- _YOUR OBJECTIVE_
Quote every line of the data below as it stands, omitting pictures.

- _WORKING DATA_
=======
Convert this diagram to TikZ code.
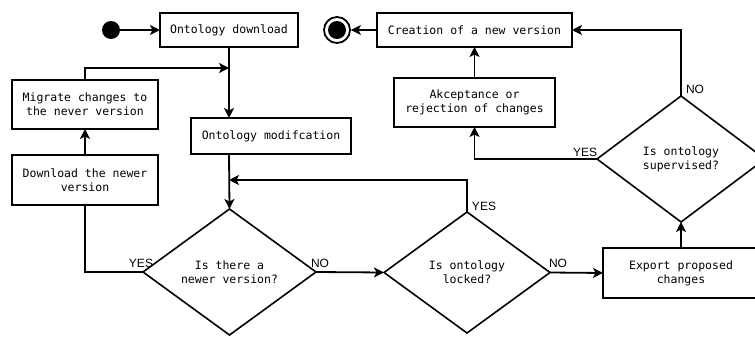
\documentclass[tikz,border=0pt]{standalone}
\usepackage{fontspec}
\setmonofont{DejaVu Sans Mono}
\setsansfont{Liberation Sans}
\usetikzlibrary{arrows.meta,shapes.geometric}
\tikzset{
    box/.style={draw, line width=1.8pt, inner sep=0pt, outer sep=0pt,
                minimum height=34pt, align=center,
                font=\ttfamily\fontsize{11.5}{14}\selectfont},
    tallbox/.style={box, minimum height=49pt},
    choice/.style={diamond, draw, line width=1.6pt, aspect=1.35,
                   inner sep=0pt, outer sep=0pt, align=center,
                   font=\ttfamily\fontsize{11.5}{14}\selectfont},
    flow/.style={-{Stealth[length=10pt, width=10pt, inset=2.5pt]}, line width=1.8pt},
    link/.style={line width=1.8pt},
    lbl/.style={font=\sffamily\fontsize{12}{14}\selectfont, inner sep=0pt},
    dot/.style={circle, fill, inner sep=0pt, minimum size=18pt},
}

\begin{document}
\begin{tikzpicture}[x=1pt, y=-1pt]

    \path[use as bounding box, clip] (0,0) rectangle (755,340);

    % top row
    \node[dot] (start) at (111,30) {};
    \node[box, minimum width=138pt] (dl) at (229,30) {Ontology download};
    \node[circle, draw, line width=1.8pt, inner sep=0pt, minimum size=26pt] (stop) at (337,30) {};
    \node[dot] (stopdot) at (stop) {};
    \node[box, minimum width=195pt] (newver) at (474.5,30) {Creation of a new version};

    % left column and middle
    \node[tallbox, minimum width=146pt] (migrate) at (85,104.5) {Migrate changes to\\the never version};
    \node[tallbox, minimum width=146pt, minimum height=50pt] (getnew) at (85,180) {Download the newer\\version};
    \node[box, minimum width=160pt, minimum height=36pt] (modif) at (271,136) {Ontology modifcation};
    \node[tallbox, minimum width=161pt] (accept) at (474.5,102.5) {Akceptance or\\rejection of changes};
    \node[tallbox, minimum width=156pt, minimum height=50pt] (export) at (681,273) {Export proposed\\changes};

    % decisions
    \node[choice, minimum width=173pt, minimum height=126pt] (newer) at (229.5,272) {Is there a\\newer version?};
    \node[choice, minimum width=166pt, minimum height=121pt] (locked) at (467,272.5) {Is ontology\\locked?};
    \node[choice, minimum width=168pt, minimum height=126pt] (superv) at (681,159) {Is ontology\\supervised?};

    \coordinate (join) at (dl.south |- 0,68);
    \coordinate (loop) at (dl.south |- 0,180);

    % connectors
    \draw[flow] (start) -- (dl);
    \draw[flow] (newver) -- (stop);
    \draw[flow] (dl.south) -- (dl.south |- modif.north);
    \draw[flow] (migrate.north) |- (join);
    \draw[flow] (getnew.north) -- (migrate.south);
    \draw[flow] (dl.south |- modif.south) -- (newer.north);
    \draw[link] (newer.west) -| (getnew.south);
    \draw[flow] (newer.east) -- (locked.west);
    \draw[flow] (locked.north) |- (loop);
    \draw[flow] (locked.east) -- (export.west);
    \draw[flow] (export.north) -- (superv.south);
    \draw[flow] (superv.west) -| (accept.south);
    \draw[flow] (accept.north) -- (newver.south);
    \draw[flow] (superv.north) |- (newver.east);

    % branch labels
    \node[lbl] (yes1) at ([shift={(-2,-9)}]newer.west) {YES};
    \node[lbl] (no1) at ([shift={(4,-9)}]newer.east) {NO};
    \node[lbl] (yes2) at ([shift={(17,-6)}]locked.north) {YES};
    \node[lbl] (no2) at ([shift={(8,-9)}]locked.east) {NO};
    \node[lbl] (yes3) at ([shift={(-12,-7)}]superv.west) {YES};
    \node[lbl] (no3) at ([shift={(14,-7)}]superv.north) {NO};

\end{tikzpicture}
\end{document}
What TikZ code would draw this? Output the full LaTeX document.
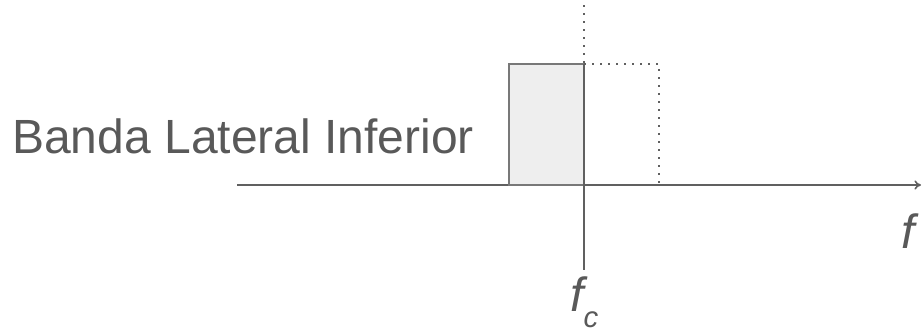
=======
- _OUTPUT_
Convert this diagram to TikZ code.
\documentclass[tikz,border=0pt]{standalone}
\usepackage{fontspec}
\setmonofont{DejaVu Sans Mono}
\setsansfont{Liberation Sans}
\usetikzlibrary{arrows.meta,shapes.geometric}
\tikzset{
    box/.style={draw, line width=1.8pt, inner sep=0pt, outer sep=0pt,
                minimum height=34pt, align=center,
                font=\ttfamily\fontsize{11.5}{14}\selectfont},
    tallbox/.style={box, minimum height=49pt},
    choice/.style={diamond, draw, line width=1.6pt, aspect=1.35,
                   inner sep=0pt, outer sep=0pt, align=center,
                   font=\ttfamily\fontsize{11.5}{14}\selectfont},
    flow/.style={-{Stealth[length=10pt, width=10pt, inset=2.5pt]}, line width=1.8pt},
    link/.style={line width=1.8pt},
    lbl/.style={font=\sffamily\fontsize{12}{14}\selectfont, inner sep=0pt},
    dot/.style={circle, fill, inner sep=0pt, minimum size=18pt},
}

\begin{document}
\begin{tikzpicture}[x=1pt, y=-1pt]

    \path[use as bounding box, clip] (0,0) rectangle (755,340);

    % top row
    \node[dot] (start) at (111,30) {};
    \node[box, minimum width=138pt] (dl) at (229,30) {Ontology download};
    \node[circle, draw, line width=1.8pt, inner sep=0pt, minimum size=26pt] (stop) at (337,30) {};
    \node[dot] (stopdot) at (stop) {};
    \node[box, minimum width=195pt] (newver) at (474.5,30) {Creation of a new version};

    % left column and middle
    \node[tallbox, minimum width=146pt] (migrate) at (85,104.5) {Migrate changes to\\the never version};
    \node[tallbox, minimum width=146pt, minimum height=50pt] (getnew) at (85,180) {Download the newer\\version};
    \node[box, minimum width=160pt, minimum height=36pt] (modif) at (271,136) {Ontology modifcation};
    \node[tallbox, minimum width=161pt] (accept) at (474.5,102.5) {Akceptance or\\rejection of changes};
    \node[tallbox, minimum width=156pt, minimum height=50pt] (export) at (681,273) {Export proposed\\changes};

    % decisions
    \node[choice, minimum width=173pt, minimum height=126pt] (newer) at (229.5,272) {Is there a\\newer version?};
    \node[choice, minimum width=166pt, minimum height=121pt] (locked) at (467,272.5) {Is ontology\\locked?};
    \node[choice, minimum width=168pt, minimum height=126pt] (superv) at (681,159) {Is ontology\\supervised?};

    \coordinate (join) at (dl.south |- 0,68);
    \coordinate (loop) at (dl.south |- 0,180);

    % connectors
    \draw[flow] (start) -- (dl);
    \draw[flow] (newver) -- (stop);
    \draw[flow] (dl.south) -- (dl.south |- modif.north);
    \draw[flow] (migrate.north) |- (join);
    \draw[flow] (getnew.north) -- (migrate.south);
    \draw[flow] (dl.south |- modif.south) -- (newer.north);
    \draw[link] (newer.west) -| (getnew.south);
    \draw[flow] (newer.east) -- (locked.west);
    \draw[flow] (locked.north) |- (loop);
    \draw[flow] (locked.east) -- (export.west);
    \draw[flow] (export.north) -- (superv.south);
    \draw[flow] (superv.west) -| (accept.south);
    \draw[flow] (accept.north) -- (newver.south);
    \draw[flow] (superv.north) |- (newver.east);

    % branch labels
    \node[lbl] (yes1) at ([shift={(-2,-9)}]newer.west) {YES};
    \node[lbl] (no1) at ([shift={(4,-9)}]newer.east) {NO};
    \node[lbl] (yes2) at ([shift={(17,-6)}]locked.north) {YES};
    \node[lbl] (no2) at ([shift={(8,-9)}]locked.east) {NO};
    \node[lbl] (yes3) at ([shift={(-12,-7)}]superv.west) {YES};
    \node[lbl] (no3) at ([shift={(14,-7)}]superv.north) {NO};

\end{tikzpicture}
\end{document}
What TikZ code would draw this? Output the full LaTeX document.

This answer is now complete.